Print nothing but the lines from the start of the listing below through the line that contains "W, H = 600, 2074". Do not include the pictures.

* Start *

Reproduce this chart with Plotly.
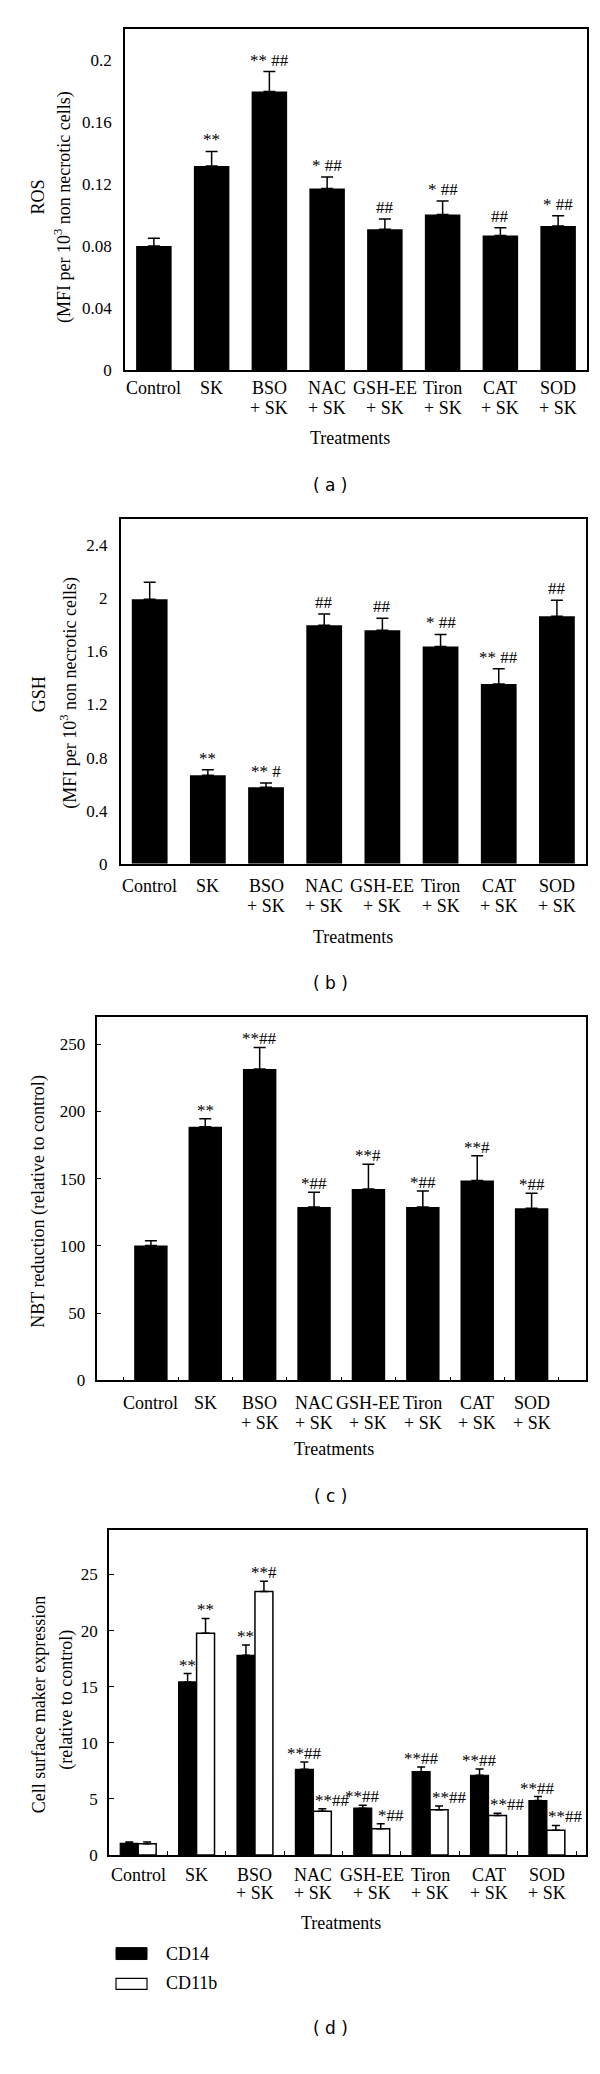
import plotly.graph_objects as go

W, H = 600, 2074

# ---------------- data ----------------
categories = ["Control", "SK", "BSO<br>+ SK", "NAC<br>+ SK", "GSH-EE<br>+ SK",
              "Tiron<br>+ SK", "CAT<br>+ SK", "SOD<br>+ SK"]

ros_values = [0.080, 0.1316, 0.1797, 0.1171, 0.0908, 0.1004, 0.0868, 0.0930]
ros_err = [0.005, 0.0094, 0.0128, 0.0075, 0.0066, 0.0086, 0.0051, 0.0066]
ros_sig = ["", "**", "** ##", "* ##", "##", "* ##", "##", "* ##"]
ros_ticks = [0, 0.04, 0.08, 0.12, 0.16, 0.2]
ros_ticktext = ["0", "0.04", "0.08", "0.12", "0.16", "0.2"]

gsh_values = [1.992, 0.668, 0.576, 1.797, 1.759, 1.637, 1.354, 1.864]
gsh_err = [0.128, 0.040, 0.032, 0.085, 0.090, 0.090, 0.115, 0.121]
gsh_sig = ["", "**", "** #", "##", "##", "* ##", "** ##", "##"]
gsh_ticks = [0, 0.4, 0.8, 1.2, 1.6, 2.0, 2.4]
gsh_ticktext = ["0", "0.4", "0.8", "1.2", "1.6", "2", "2.4"]

nbt_values = [100.3, 188.5, 231.5, 128.9, 142.3, 128.9, 148.5, 127.9]
nbt_err = [3.4, 5.9, 16.0, 10.9, 18.3, 11.9, 18.5, 11.2]
nbt_sig = ["", "**", "**##", "*##", "**#", "*##", "**#", "*##"]
nbt_ticks = [0, 50, 100, 150, 200, 250]
nbt_ticktext = ["0", "50", "100", "150", "200", "250"]

cd14_values = [1.04, 15.43, 17.80, 7.64, 4.18, 7.43, 7.11, 4.86]
cd14_err = [0.12, 0.74, 0.92, 0.65, 0.26, 0.42, 0.56, 0.35]
cd14_sig = ["", "**", "**", "**##", "**##", "**##", "**##", "**##"]
cd11b_values = [1.01, 19.76, 23.49, 3.91, 2.34, 4.03, 3.52, 2.22]
cd11b_err = [0.15, 1.33, 0.92, 0.21, 0.44, 0.35, 0.21, 0.42]
cd11b_sig = ["", "**", "**#", "**##", "*##", "**##", "**##", "**##"]
cd_ticks = [0, 5, 10, 15, 20, 25]
cd_ticktext = ["0", "5", "10", "15", "20", "25"]

# ---------------- style ----------------
SERIF = "Liberation Serif, Times New Roman, serif"
SANS = "DejaVu Sans, Verdana, sans-serif"
BLACK = "#000000"


def px_x(v):
    return v / W


def px_y(v):
    return 1 - v / H


fig = go.Figure()

panels = [
    dict(n="", xd=(117, 579), yd=(21, 364), yr=[0, 0.22], xr=[-0.5, 7.5],
         tv=ros_ticks, tt=ros_ticktext, ticks="", ystand=8, lab=(382, 402)),
    dict(n="2", xd=(112.6, 578), yd=(513, 860), yr=[0, 2.6], xr=[-0.5, 7.5],
         tv=gsh_ticks, tt=gsh_ticktext, ticks="", ystand=8, lab=(882, 902)),
    dict(n="3", xd=(88.5, 578), yd=(1014, 1379), yr=[0, 270], xr=[-1, 8],
         tv=nbt_ticks, tt=nbt_ticktext, ticks="inside", ystand=6, lab=(1402, 1422)),
    dict(n="4", xd=(101, 578), yd=(1529, 1856), yr=[0, 29], xr=[-0.5, 7.67],
         tv=cd_ticks, tt=cd_ticktext, ticks="inside", ystand=6, lab=(1876, 1894)),
]

layout_axes = {}
for p in panels:
    n = p["n"]
    xa = "xaxis" + n
    ya = "yaxis" + n
    layout_axes[xa] = dict(
        domain=[px_x(p["xd"][0]), px_x(p["xd"][1])],
        anchor="y" + n, type="category", range=p["xr"],
        categoryorder="array", categoryarray=categories,
        showline=True, mirror=True, linecolor=BLACK, linewidth=1.6,
        ticks=p["ticks"], ticklen=4, tickwidth=1.3, tickcolor=BLACK,
        tickson="boundaries", showgrid=False, zeroline=False,
        showticklabels=False, fixedrange=True,
    )
    layout_axes[ya] = dict(
        domain=[px_y(p["yd"][1]), px_y(p["yd"][0])],
        anchor="x" + n, range=p["yr"],
        showline=True, mirror=True, linecolor=BLACK, linewidth=1.6,
        ticks=p["ticks"], ticklen=5, tickwidth=1.3, tickcolor=BLACK,
        tickvals=p["tv"], ticktext=p["tt"], showgrid=False, zeroline=False,
        tickfont=dict(family=SERIF, size=17, color=BLACK),
        ticklabelstandoff=p["ystand"], fixedrange=True,
    )


def err(arr, w):
    return dict(type="data", symmetric=False, array=arr,
                arrayminus=[0] * len(arr), color=BLACK, thickness=1.5, width=w)


fig.add_trace(go.Bar(x=categories, y=ros_values, error_y=err(ros_err, 6),
                     marker=dict(color=BLACK, line=dict(width=0)),
                     xaxis="x", yaxis="y", name="ROS", showlegend=False))
fig.add_trace(go.Bar(x=categories, y=gsh_values, error_y=err(gsh_err, 6),
                     marker=dict(color=BLACK, line=dict(width=0)),
                     xaxis="x2", yaxis="y2", name="GSH", showlegend=False))
fig.add_trace(go.Bar(x=categories, y=nbt_values, error_y=err(nbt_err, 6),
                     marker=dict(color=BLACK, line=dict(width=0)),
                     xaxis="x3", yaxis="y3", name="NBT", showlegend=False))
fig.add_trace(go.Bar(x=categories, y=cd14_values, error_y=err(cd14_err, 4),
                     marker=dict(color=BLACK, line=dict(color=BLACK, width=1.2)),
                     xaxis="x4", yaxis="y4", name="CD14", showlegend=False))
fig.add_trace(go.Bar(x=categories, y=cd11b_values, error_y=err(cd11b_err, 4),
                     marker=dict(color="white", line=dict(color=BLACK, width=1.5)),
                     xaxis="x4", yaxis="y4", name="CD11b", showlegend=False))

annotations = []


def sig_labels(xref, yref, vals, errs, sigs, xshift=0, yshift=0, extra=None):
    for i, (c, v, e, s) in enumerate(zip(categories, vals, errs, sigs)):
        if not s:
            continue
        xs = xshift + (extra(i, s) if extra else 0)
        annotations.append(dict(
            x=c, y=v + e, xref=xref, yref=yref, text=s, showarrow=False,
            xanchor="center", yanchor="bottom", xshift=xs, yshift=yshift,
            font=dict(family=SERIF, size=17, color=BLACK)))


sig_labels("x", "y", ros_values, ros_err, ros_sig, yshift=0)
sig_labels("x2", "y2", gsh_values, gsh_err, gsh_sig, yshift=0)
sig_labels("x3", "y3", nbt_values, nbt_err, nbt_sig, yshift=-3)
sig_labels("x4", "y4", cd14_values, cd14_err, cd14_sig, xshift=-9, yshift=-3)
sig_labels("x4", "y4", cd11b_values, cd11b_err, cd11b_sig, xshift=9, yshift=-3,
           extra=lambda i, s: 10 if "#" in s and i > 2 else 0)


def text(x, y, t, size=18, family=SERIF, angle=0, xanchor="center"):
    annotations.append(dict(
        x=px_x(x), y=px_y(y), xref="paper", yref="paper", text=t,
        showarrow=False, xanchor=xanchor, yanchor="middle", textangle=angle,
        font=dict(family=family, size=size, color=BLACK)))


# category labels (two lines each, placed on each panel's category axis)
for p in panels:
    xref = "x" + p["n"]
    for c in categories:
        lines = c.split("<br>")
        for li, ln in enumerate(lines):
            annotations.append(dict(
                x=c, xref=xref, y=px_y(p["lab"][li]), yref="paper", text=ln,
                showarrow=False, xanchor="center", yanchor="middle",
                font=dict(family=SERIF, size=18, color=BLACK)))

# axis titles
text(30.5, 190, "ROS", angle=-90)
text(55, 200, "(MFI per 10<sup>3</sup> non necrotic cells)", angle=-90)
text(30.5, 690, "GSH", angle=-90)
text(61, 688, "(MFI per 10<sup>3</sup> non necrotic cells)", angle=-90)
text(30.5, 1199, "NBT reduction (relative to control)", angle=-90)
text(30.5, 1705, "Cell surface maker expression", angle=-90)
text(59, 1700, "(relative to control)", angle=-90)

text(342, 432, "Treatments")
text(345, 933, "Treatments")
text(326, 1448, "Treatments")
text(333, 1924, "Treatments")

# panel labels
for yy, lab in [(479, "( a )"), (980, "( b )"), (1495, "( c )"), (2030, "( d )")]:
    text(322, yy, lab, size=17, family=SANS)

# legend for (d)
shapes = [
    dict(type="rect", xref="paper", yref="paper", x0=px_x(108), x1=px_x(139),
         y0=px_y(1961), y1=px_y(1949), fillcolor=BLACK, line=dict(color=BLACK, width=1)),
    dict(type="rect", xref="paper", yref="paper", x0=px_x(108), x1=px_x(139),
         y0=px_y(1991), y1=px_y(1980), fillcolor="white", line=dict(color=BLACK, width=1.2)),
]
text(156, 1955, "CD14", xanchor="left")
text(156, 1985, "CD11b", xanchor="left")

fig.update_layout(
    width=W, height=H, margin=dict(l=0, r=0, t=0, b=0),
    paper_bgcolor="white", plot_bgcolor="white",
    barmode="group", bargap=0.385, bargroupgap=0,
    showlegend=False, annotations=annotations, shapes=shapes,
    font=dict(family=SERIF, color=BLACK),
    **layout_axes,
)

fig.write_html("out.html")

* End *

= RESPONSE BELOW =
Reproduce this chart with Plotly.
import plotly.graph_objects as go

W, H = 600, 2074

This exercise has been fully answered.